When I first began quilting about 25 years ago,  I was taught that a good quilt included a light fabric, a dark fabric, and  a bright fabric.  Very traditional and correct, I guess.  Most of my early quilts--wall hangings usually-- followed that rule, too.  You might also notice that I don't feature any of them now.  Not only has the quilting world changed, so has my focus.  I still love traditional patterns, but prefer to put my own stamp on them.  I am not very good at following the rules.  So scrappy quilts and watercolor type quilts suit me just fine.  I like to find the surprise in each one. 
I had an email from someone who stumbled across my blog  asking about how do I blend fabrics.  They had seen The World is a Garden on Mary Jo's blog.  So I thought I would share part of the lesson I am doing on blending.
Blending the fabric squares is what creates the watercolor illusion. Nature abhors hard edges and straight lines, and so that is why blending is important. The seam lines when we sew the squares together will create straight lines, so we need to create that illusion of one square flowing and blending into the next one.
Look out your window at a tree or plant. First you see shape and color, then you see the shadow areas that are darker. Then you might notice the light that fills in through the leaves. There may be spots of other color behind the leaves or branches from another plant. That's the blended effect we want to create. 

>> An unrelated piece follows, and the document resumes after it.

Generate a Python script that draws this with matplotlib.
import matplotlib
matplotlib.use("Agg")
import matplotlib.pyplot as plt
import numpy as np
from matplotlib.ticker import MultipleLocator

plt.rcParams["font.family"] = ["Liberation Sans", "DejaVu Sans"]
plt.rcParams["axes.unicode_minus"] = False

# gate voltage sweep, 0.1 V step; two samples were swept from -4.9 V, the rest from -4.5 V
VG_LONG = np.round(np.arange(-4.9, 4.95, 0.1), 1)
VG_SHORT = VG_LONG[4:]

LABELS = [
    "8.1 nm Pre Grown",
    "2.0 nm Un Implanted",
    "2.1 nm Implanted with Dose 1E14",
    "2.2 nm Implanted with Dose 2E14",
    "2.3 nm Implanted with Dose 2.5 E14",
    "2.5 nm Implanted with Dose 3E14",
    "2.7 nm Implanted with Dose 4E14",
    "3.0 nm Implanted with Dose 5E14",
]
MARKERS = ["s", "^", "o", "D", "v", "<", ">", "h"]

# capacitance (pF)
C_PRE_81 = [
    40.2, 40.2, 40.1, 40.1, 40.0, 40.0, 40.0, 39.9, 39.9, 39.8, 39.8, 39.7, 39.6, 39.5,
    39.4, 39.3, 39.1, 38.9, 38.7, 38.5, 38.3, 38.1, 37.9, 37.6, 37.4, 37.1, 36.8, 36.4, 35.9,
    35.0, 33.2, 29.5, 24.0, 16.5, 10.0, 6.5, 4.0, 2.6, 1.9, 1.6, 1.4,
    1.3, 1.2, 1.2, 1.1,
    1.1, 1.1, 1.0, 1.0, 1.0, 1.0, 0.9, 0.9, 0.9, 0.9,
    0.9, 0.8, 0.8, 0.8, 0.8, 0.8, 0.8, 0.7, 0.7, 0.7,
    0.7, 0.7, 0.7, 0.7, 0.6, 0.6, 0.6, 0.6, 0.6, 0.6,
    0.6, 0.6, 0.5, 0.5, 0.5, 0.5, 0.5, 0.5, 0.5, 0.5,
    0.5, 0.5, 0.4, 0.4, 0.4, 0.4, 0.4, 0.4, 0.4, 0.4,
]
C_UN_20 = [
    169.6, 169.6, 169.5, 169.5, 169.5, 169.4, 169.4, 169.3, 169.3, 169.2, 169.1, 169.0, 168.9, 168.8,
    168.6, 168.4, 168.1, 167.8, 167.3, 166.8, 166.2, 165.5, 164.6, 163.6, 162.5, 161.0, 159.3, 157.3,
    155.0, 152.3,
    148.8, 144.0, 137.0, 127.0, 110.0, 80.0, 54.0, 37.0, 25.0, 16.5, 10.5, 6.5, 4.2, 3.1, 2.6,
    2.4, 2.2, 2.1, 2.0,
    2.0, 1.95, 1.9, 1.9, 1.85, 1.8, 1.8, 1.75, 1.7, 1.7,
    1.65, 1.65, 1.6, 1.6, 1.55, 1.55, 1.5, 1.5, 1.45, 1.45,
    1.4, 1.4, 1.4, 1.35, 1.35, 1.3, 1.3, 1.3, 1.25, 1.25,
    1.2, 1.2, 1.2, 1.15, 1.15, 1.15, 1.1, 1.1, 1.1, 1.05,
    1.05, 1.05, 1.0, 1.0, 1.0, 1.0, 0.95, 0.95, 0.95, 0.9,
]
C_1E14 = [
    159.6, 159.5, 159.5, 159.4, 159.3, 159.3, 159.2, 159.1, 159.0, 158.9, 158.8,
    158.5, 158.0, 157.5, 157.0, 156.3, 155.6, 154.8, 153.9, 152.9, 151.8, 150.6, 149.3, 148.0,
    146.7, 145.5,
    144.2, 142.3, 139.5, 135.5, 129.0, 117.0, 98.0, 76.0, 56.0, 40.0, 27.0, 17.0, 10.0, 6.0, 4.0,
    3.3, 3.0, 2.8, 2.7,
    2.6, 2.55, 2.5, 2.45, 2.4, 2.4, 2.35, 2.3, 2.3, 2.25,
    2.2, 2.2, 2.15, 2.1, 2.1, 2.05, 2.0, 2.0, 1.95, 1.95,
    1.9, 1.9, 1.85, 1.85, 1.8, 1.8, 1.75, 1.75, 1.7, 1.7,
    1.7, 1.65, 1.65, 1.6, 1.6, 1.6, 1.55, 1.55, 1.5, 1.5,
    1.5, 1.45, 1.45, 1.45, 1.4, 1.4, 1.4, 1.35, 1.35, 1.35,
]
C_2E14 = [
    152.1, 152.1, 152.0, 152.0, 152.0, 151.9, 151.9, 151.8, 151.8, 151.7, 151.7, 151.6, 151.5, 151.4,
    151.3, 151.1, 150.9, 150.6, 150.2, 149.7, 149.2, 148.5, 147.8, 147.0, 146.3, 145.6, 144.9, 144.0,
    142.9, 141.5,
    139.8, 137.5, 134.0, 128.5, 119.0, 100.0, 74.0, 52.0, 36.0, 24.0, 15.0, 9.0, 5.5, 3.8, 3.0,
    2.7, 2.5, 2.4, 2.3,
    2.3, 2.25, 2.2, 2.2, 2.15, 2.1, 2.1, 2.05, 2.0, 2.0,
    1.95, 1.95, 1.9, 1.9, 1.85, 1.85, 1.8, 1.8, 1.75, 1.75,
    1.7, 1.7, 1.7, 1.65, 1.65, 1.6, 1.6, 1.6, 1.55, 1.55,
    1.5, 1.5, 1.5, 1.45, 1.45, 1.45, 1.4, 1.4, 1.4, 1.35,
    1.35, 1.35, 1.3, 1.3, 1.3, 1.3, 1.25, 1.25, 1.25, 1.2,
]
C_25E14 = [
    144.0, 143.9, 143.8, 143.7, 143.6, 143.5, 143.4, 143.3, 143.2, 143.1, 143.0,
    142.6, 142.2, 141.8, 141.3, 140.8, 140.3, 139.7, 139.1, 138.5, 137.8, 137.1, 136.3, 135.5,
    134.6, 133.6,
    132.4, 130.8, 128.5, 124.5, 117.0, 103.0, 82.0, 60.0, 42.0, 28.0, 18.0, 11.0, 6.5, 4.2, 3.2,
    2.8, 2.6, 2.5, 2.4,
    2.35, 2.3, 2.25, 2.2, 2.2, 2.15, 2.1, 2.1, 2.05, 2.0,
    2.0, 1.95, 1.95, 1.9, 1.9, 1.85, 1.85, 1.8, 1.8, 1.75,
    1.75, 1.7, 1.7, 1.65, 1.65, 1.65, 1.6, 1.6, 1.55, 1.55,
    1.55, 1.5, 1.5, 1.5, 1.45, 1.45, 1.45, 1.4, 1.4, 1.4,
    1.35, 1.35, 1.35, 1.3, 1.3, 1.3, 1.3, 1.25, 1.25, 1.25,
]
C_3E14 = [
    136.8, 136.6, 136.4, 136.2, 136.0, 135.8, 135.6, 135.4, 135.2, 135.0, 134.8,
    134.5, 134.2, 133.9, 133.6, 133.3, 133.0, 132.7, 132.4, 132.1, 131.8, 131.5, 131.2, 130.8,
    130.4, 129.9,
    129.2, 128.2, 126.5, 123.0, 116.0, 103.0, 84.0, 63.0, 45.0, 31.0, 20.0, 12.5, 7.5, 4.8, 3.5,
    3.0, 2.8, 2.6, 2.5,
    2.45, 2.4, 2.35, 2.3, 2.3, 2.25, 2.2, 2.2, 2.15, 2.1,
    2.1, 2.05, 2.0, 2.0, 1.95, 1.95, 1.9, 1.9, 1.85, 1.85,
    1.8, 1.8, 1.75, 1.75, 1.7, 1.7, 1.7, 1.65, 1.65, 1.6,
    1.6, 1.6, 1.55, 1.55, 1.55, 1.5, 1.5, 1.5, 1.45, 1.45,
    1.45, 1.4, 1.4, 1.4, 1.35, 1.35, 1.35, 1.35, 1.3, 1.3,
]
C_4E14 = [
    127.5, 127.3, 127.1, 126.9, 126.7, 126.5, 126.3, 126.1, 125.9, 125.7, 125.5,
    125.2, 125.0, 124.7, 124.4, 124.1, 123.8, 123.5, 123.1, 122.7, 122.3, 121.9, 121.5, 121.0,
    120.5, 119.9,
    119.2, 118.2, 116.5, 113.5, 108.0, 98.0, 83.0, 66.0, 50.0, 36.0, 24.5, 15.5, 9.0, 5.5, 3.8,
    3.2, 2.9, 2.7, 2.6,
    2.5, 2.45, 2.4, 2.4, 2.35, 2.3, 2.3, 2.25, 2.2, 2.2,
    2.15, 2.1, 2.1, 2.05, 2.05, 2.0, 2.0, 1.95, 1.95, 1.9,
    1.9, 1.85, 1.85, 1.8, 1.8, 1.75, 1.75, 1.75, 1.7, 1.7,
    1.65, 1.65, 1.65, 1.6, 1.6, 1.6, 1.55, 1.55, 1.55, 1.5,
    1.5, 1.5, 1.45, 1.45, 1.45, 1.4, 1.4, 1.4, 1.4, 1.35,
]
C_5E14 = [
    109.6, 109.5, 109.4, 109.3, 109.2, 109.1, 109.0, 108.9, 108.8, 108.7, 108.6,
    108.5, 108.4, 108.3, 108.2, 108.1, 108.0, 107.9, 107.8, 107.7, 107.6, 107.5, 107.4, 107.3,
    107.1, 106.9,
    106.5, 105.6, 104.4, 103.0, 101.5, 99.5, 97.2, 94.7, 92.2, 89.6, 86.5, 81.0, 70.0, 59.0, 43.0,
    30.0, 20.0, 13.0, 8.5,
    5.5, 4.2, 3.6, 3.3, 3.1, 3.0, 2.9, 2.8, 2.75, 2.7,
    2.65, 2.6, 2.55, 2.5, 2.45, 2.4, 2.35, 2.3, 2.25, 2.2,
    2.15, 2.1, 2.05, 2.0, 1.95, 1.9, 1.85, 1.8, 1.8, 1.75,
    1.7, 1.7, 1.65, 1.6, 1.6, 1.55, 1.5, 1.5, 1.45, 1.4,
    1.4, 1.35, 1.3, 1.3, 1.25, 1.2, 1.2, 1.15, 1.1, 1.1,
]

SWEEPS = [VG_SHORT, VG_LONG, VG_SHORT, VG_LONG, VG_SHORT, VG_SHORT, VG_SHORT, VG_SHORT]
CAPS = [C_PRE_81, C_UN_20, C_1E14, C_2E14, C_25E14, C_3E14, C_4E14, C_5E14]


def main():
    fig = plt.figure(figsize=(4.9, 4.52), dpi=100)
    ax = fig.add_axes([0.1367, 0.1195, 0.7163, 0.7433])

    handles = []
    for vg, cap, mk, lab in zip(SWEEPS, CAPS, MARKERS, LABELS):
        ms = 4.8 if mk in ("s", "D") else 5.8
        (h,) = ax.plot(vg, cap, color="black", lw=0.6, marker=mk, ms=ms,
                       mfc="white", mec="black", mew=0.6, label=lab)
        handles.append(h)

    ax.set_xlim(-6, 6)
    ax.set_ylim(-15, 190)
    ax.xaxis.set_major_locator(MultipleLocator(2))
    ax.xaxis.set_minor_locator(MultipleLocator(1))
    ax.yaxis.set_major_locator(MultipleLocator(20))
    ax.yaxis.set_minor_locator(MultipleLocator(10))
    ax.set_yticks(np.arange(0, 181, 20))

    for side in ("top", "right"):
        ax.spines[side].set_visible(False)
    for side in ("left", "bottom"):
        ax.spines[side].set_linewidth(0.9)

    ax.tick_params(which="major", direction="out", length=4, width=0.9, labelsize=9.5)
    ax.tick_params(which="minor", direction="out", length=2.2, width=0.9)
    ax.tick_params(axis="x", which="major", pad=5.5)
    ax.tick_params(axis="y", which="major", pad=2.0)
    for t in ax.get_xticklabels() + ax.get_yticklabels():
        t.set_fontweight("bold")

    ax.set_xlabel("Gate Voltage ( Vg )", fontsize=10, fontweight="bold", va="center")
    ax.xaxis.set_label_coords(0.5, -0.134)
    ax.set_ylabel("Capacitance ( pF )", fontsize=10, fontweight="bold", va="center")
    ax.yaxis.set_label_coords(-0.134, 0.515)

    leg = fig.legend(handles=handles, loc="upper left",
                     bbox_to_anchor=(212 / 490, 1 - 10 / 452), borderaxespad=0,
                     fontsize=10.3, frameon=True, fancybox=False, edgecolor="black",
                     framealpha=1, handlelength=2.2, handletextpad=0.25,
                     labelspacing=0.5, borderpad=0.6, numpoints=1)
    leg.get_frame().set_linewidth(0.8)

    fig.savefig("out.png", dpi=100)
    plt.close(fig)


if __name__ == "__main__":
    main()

Value is the main way to achieve this look, but not the only one. Sometimes I use the background color to blend from light to medium to dark, or it may be the flower or leaf color that I use to blend to the next square.
This photo shows how I blend from the dark at the bottom to the medium close prints to a fabric with a light background---in 4 squares. As you look at the photo, remember that ¼ inch from each side of the square will be lost in the seam line. Look at the red flower square--- the square below it has a touch of red and yellow at the touching edge. Although most will be lost in the seam line, there will be a hint of color that touches and it will fool the eye to blend the line. Now look above the red flower to the green leaves in the two touching squares. The greens are not the same but they are the same value. Again they will merge and not hard line for the eye to see. 

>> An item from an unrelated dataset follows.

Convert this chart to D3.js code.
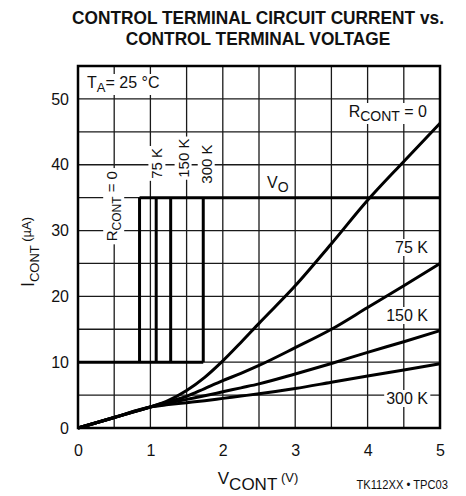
<!DOCTYPE html>
<html>
<head>
<meta charset="utf-8">
<script src="https://cdn.jsdelivr.net/npm/d3@7"></script>
<style>
  body { margin: 0; background: #fff; }
  text { font-family: 'Liberation Sans Narrow', 'Arial Narrow', 'Liberation Sans', sans-serif; fill: #111; }
</style>
</head>
<body>
<svg id="chart" width="466" height="496"></svg>
<script>
// Control terminal voltage sample points (V)
const vCont = [0, 0.5, 1, 1.25, 1.5, 1.75, 2, 2.25, 2.5, 3, 3.5, 4, 4.5, 5];
// Control terminal current (µA) for each series resistance
const iR0   = [0, 1.6, 3.2, 4.2, 5.7, 7.7, 10.2, 13.0, 15.9, 21.6, 28.0, 34.6, 40.5, 46.3];
const iR75  = [0, 1.6, 3.2, 4.0, 4.8, 6.0, 7.2, 8.3, 9.5, 12.2, 15.0, 18.3, 21.6, 25.0];
const iR150 = [0, 1.6, 3.2, 3.8, 4.35, 4.9, 5.5, 6.1, 6.7, 8.2, 9.8, 11.5, 13.1, 14.8];
const iR300 = [0, 1.6, 3.2, 3.55, 3.85, 4.15, 4.5, 4.85, 5.2, 6.0, 6.95, 7.9, 8.8, 9.75];

// Output turn-on voltage (V) for R_CONT = 0, 75 K, 150 K, 300 K
const voOnV = [0.85, 1.08, 1.28, 1.73];
// V_O trace levels on the current scale (µA)
const voLevels = [10, 35];

// Axis tick labels
const vTicks = [0, 1, 2, 3, 4, 5];
const iTicks = [0, 10, 20, 30, 40, 50];

const svg = d3.select('#chart');
const x = d3.scaleLinear().domain([0, 5]).range([78, 440]);
const y = d3.scaleLinear().domain([0, 55]).range([428, 66]);

// Title, condensed horizontally
const title = svg.append('g').attr('transform', 'translate(258,0) scale(0.91,1)')
  .append('text').attr('text-anchor', 'middle')
  .style('font-weight', 'bold').style('font-size', '19px');
title.append('tspan').attr('x', 0).attr('y', 24).text('CONTROL TERMINAL CIRCUIT CURRENT vs.');
title.append('tspan').attr('x', 0).attr('y', 45).text('CONTROL TERMINAL VOLTAGE');

// Grid: every 0.5 V and every 5 µA
const grid = svg.append('g').attr('stroke', '#1a1a1a').attr('stroke-width', 1.3);
grid.selectAll('line.v').data(d3.range(0.5, 5, 0.5)).join('line')
  .attr('x1', d => x(d)).attr('x2', d => x(d)).attr('y1', y(0)).attr('y2', y(55));
grid.selectAll('line.h').data(d3.range(5, 55, 5)).join('line')
  .attr('x1', x(0)).attr('x2', x(5)).attr('y1', d => y(d)).attr('y2', d => y(d));

// Axes (tick labels only; the frame is drawn separately)
const xAxis = svg.append('g').attr('transform', `translate(0,${y(0)})`)
  .call(d3.axisBottom(x).tickValues(vTicks).tickSize(0).tickPadding(17).tickFormat(d3.format('d')));
const yAxis = svg.append('g').attr('transform', `translate(${x(0)},0)`)
  .call(d3.axisLeft(y).tickValues(iTicks).tickSize(0).tickPadding(9).tickFormat(d3.format('d')));
[xAxis, yAxis].forEach(a => {
  a.select('.domain').remove();
  a.selectAll('text').style('font-size', '16px').attr('fill', '#111');
});

// Labels with white backing that break the grid lines underneath
const labels = svg.append('g');
function addLabel(parts, px, py, opts = {}) {
  const g = labels.append('g').attr('transform', `translate(${px},${py})` + (opts.rotate ? ' rotate(-90)' : ''));
  const t = g.append('text').attr('text-anchor', opts.anchor || 'start').style('font-size', (opts.size || 16) + 'px');
  let shift = 0;
  parts.forEach(p => {
    const s = t.append('tspan').text(p.t);
    const target = p.sub ? 4 : 0;
    if (target !== shift) { s.attr('dy', target - shift); shift = target; }
    if (p.sub) s.style('font-size', (opts.subSize || 12) + 'px');
  });
  const b = t.node().getBBox();
  const pad = opts.pad || 1;
  g.insert('rect', 'text').attr('x', b.x - pad).attr('y', b.y).attr('width', b.width + 2 * pad).attr('height', b.height)
    .attr('fill', '#fff');
  return g;
}

addLabel([{t: 'T'}, {t: 'A', sub: true}, {t: '= 25 °C'}], 87, 88, {size: 16, subSize: 13, pad: 2});
addLabel([{t: 'R'}, {t: 'CONT', sub: true}, {t: ' = 0'}], x(0.5) + 3, y(33.7), {rotate: true, anchor: 'middle', size: 15, pad: 3});
addLabel([{t: '75 K'}], x(1) + 12, y(40.2), {rotate: true, anchor: 'middle', size: 15, pad: 2});
addLabel([{t: '150 K'}], x(1.5) + 2, y(41.0), {rotate: true, anchor: 'middle', size: 15, pad: 2});
addLabel([{t: '300 K'}], x(1.75) + 7, y(40.1), {rotate: true, anchor: 'middle', size: 15, pad: 2});
addLabel([{t: 'V'}, {t: 'O', sub: true}], 267, 188, {size: 16, subSize: 14, pad: 1});
addLabel([{t: 'R'}, {t: 'CONT', sub: true}, {t: ' = 0'}], 427, 117, {anchor: 'end', size: 16, subSize: 14, pad: 3});
addLabel([{t: '75 K'}], 428, 253, {anchor: 'end', size: 16, pad: 2});
addLabel([{t: '150 K'}], 428, 321, {anchor: 'end', size: 16, pad: 2});
addLabel([{t: '300 K'}], 428, 404, {anchor: 'end', size: 16, pad: 2});

// Frame
svg.append('rect').attr('x', x(0)).attr('y', y(55)).attr('width', x(5) - x(0)).attr('height', y(0) - y(55))
  .attr('fill', 'none').attr('stroke', '#000').attr('stroke-width', 2.5);

// Current curves
const curveGen = d3.line().x(d => x(d[0])).y(d => y(d[1])).curve(d3.curveMonotoneX);
const series = [iR0, iR75, iR150, iR300];
svg.append('g').selectAll('path').data(series).join('path')
  .attr('d', s => curveGen(vCont.map((v, i) => [v, s[i]])))
  .attr('fill', 'none').attr('stroke', '#000').attr('stroke-width', 3).attr('stroke-linejoin', 'round');

// V_O trace: low level, switching edges, high level
const vo = svg.append('g').attr('stroke', '#000').attr('stroke-width', 3).attr('fill', 'none');
vo.append('line').attr('x1', x(0)).attr('x2', x(d3.max(voOnV))).attr('y1', y(voLevels[0])).attr('y2', y(voLevels[0]));
vo.append('line').attr('x1', x(d3.min(voOnV))).attr('x2', x(5)).attr('y1', y(voLevels[1])).attr('y2', y(voLevels[1]));
vo.selectAll('line.edge').data(voOnV).join('line').attr('class', 'edge')
  .attr('x1', d => x(d)).attr('x2', d => x(d)).attr('y1', y(voLevels[0])).attr('y2', y(voLevels[1]));

// Axis titles
const yt = svg.append('text').attr('transform', 'translate(34,252) rotate(-90)').attr('text-anchor', 'middle')
  .style('font-size', '18px');
yt.append('tspan').text('I');
yt.append('tspan').attr('dy', 5).style('font-size', '13px').text('CONT');
yt.append('tspan').attr('dy', -8).style('font-size', '13px').text(' (µA)');

const xt = svg.append('text').attr('x', 258).attr('y', 484).attr('text-anchor', 'middle')
  .style('font-size', '17px');
xt.append('tspan').text('V');
xt.append('tspan').attr('dy', 6).text('CONT');
xt.append('tspan').attr('dy', -8).style('font-size', '13px').text(' (V)');

svg.append('g').attr('transform', 'translate(448,489) scale(0.93,1)')
  .append('text').attr('text-anchor', 'end').style('font-size', '12px')
  .text('TK112XX • TPC03');
</script>
</body>
</html>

Now look at the purple and green square that is diagonal to the red flower. This is a great fabric because it has both light and dark areas and just a hint of a dark background that shows. The bit of white on the right edge will merge with the small white flower to its right. And the purple and green at the top lead right to a medium print on a light background at the top and to the left also.

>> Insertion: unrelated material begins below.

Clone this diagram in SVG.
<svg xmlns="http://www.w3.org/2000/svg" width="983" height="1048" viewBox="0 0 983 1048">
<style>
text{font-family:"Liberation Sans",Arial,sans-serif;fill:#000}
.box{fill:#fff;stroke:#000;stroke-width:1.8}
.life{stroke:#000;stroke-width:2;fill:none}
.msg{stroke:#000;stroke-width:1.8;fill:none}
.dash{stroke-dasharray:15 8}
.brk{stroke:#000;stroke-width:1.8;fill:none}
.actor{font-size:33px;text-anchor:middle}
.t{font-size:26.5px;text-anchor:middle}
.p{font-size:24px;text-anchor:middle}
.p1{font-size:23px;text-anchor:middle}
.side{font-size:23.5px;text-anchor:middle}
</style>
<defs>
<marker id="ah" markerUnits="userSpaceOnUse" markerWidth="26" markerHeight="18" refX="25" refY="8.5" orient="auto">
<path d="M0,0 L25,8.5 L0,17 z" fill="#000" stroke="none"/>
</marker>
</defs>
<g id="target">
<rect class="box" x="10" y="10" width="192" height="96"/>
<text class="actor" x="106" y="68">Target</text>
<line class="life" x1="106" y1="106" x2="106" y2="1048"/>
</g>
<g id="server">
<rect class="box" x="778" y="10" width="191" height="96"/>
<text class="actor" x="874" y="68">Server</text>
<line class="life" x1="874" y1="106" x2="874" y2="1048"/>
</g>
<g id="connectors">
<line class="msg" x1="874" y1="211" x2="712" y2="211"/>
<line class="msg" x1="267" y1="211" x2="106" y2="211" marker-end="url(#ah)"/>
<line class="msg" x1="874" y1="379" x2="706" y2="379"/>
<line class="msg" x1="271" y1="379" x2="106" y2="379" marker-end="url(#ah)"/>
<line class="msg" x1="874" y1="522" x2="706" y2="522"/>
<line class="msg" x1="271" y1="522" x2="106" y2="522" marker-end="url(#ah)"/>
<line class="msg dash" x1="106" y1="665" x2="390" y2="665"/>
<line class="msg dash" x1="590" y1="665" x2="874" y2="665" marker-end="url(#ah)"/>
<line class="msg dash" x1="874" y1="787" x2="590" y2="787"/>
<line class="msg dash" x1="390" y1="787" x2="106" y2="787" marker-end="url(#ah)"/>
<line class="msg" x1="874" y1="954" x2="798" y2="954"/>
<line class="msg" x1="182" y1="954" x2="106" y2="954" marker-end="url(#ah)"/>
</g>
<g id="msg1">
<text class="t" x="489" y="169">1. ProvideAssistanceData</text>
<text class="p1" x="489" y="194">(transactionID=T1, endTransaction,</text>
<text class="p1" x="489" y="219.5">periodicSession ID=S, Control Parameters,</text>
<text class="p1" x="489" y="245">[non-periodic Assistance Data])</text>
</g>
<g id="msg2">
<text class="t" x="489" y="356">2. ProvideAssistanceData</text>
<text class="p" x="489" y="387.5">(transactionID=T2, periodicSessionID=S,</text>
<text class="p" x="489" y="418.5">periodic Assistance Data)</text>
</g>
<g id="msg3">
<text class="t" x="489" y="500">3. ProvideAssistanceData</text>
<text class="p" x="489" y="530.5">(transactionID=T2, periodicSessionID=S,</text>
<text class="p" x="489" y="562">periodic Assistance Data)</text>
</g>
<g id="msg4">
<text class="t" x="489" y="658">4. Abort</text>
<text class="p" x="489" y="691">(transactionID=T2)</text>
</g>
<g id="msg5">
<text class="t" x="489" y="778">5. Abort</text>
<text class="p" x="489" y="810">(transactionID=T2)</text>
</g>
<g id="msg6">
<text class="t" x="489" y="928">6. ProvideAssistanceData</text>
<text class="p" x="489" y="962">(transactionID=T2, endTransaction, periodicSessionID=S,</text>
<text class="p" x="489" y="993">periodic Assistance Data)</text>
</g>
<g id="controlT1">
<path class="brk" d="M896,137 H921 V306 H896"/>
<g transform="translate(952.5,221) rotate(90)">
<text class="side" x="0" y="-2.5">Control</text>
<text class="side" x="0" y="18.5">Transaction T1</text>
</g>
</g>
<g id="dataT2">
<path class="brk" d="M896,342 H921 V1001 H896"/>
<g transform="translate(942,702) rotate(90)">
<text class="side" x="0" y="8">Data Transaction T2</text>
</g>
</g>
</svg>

The keys to achieving blending......value, background color and value, leaf color and value, flower color and value.
This applies to selecting fabrics for a traditional pattern like the trip around the world, or courthouse steps.   This is Summer Garden 2006 that is done in all floral fabrics using the courthouse steps pattern set on point.  The value radiates from the center outward.  The center blocks were done using light color fabrics. Then a set of blocks with medium fabrics with lights  on one side.  The last set was made using darks with medium values on one side of the steps. 
OK, enough class room time.  I have to finish up the sourdough bread I am making.  Deana bought me a starter packet while we were in Alaska.  So, off to the kitchen.  Happy stitching.

1 comment:

Exuberant Color said...

i do a lot of that type designing too. You explained it very well.